● What the task requires
Write out each line that follows exactly as it stands, without the pictures.

● Source material

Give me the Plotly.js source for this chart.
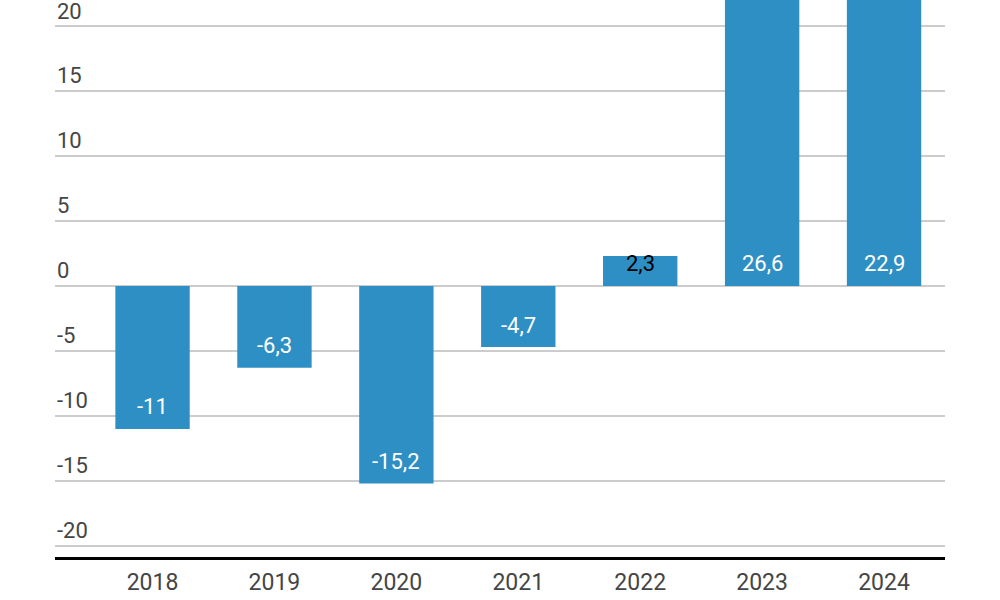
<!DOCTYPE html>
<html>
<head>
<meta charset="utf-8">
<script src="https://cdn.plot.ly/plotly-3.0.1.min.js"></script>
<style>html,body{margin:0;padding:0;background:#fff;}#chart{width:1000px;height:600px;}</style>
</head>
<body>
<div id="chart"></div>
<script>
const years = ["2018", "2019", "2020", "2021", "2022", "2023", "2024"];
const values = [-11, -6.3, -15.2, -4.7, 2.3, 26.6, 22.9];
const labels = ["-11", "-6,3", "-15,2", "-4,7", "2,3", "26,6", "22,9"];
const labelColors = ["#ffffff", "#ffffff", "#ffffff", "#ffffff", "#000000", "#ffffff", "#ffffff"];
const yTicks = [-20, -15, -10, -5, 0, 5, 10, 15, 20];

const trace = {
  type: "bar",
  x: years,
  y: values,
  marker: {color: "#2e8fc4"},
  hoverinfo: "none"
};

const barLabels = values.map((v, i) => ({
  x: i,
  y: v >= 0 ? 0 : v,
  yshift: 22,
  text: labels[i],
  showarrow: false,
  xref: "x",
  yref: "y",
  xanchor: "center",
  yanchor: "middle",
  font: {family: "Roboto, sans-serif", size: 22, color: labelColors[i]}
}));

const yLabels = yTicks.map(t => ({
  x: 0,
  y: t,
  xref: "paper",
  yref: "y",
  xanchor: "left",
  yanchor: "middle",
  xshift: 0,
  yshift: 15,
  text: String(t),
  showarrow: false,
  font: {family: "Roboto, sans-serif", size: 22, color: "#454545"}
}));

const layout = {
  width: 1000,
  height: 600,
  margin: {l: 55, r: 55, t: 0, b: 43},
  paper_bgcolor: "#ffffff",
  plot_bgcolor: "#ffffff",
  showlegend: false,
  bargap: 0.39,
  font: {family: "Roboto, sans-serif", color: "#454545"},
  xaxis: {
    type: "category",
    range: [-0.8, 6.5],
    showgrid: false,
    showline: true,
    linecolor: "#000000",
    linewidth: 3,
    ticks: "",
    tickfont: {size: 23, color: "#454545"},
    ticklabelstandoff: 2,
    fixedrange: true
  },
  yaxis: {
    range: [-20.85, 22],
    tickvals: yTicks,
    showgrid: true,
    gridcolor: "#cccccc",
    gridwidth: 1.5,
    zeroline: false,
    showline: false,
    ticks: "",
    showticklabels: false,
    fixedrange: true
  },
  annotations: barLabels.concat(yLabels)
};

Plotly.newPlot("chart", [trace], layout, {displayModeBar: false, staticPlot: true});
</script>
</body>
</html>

● Answer to this problem
Give me the Plotly.js source for this chart.
<!DOCTYPE html>
<html>
<head>
<meta charset="utf-8">
<script src="https://cdn.plot.ly/plotly-3.0.1.min.js"></script>
<style>html,body{margin:0;padding:0;background:#fff;}#chart{width:1000px;height:600px;}</style>
</head>
<body>
<div id="chart"></div>
<script>
const years = ["2018", "2019", "2020", "2021", "2022", "2023", "2024"];
const values = [-11, -6.3, -15.2, -4.7, 2.3, 26.6, 22.9];
const labels = ["-11", "-6,3", "-15,2", "-4,7", "2,3", "26,6", "22,9"];
const labelColors = ["#ffffff", "#ffffff", "#ffffff", "#ffffff", "#000000", "#ffffff", "#ffffff"];
const yTicks = [-20, -15, -10, -5, 0, 5, 10, 15, 20];

const trace = {
  type: "bar",
  x: years,
  y: values,
  marker: {color: "#2e8fc4"},
  hoverinfo: "none"
};

const barLabels = values.map((v, i) => ({
  x: i,
  y: v >= 0 ? 0 : v,
  yshift: 22,
  text: labels[i],
  showarrow: false,
  xref: "x",
  yref: "y",
  xanchor: "center",
  yanchor: "middle",
  font: {family: "Roboto, sans-serif", size: 22, color: labelColors[i]}
}));

const yLabels = yTicks.map(t => ({
  x: 0,
  y: t,
  xref: "paper",
  yref: "y",
  xanchor: "left",
  yanchor: "middle",
  xshift: 0,
  yshift: 15,
  text: String(t),
  showarrow: false,
  font: {family: "Roboto, sans-serif", size: 22, color: "#454545"}
}));

const layout = {
  width: 1000,
  height: 600,
  margin: {l: 55, r: 55, t: 0, b: 43},
  paper_bgcolor: "#ffffff",
  plot_bgcolor: "#ffffff",
  showlegend: false,
  bargap: 0.39,
  font: {family: "Roboto, sans-serif", color: "#454545"},
  xaxis: {
    type: "category",
    range: [-0.8, 6.5],
    showgrid: false,
    showline: true,
    linecolor: "#000000",
    linewidth: 3,
    ticks: "",
    tickfont: {size: 23, color: "#454545"},
    ticklabelstandoff: 2,
    fixedrange: true
  },
  yaxis: {
    range: [-20.85, 22],
    tickvals: yTicks,
    showgrid: true,
    gridcolor: "#cccccc",
    gridwidth: 1.5,
    zeroline: false,
    showline: false,
    ticks: "",
    showticklabels: false,
    fixedrange: true
  },
  annotations: barLabels.concat(yLabels)
};

Plotly.newPlot("chart", [trace], layout, {displayModeBar: false, staticPlot: true});
</script>
</body>
</html>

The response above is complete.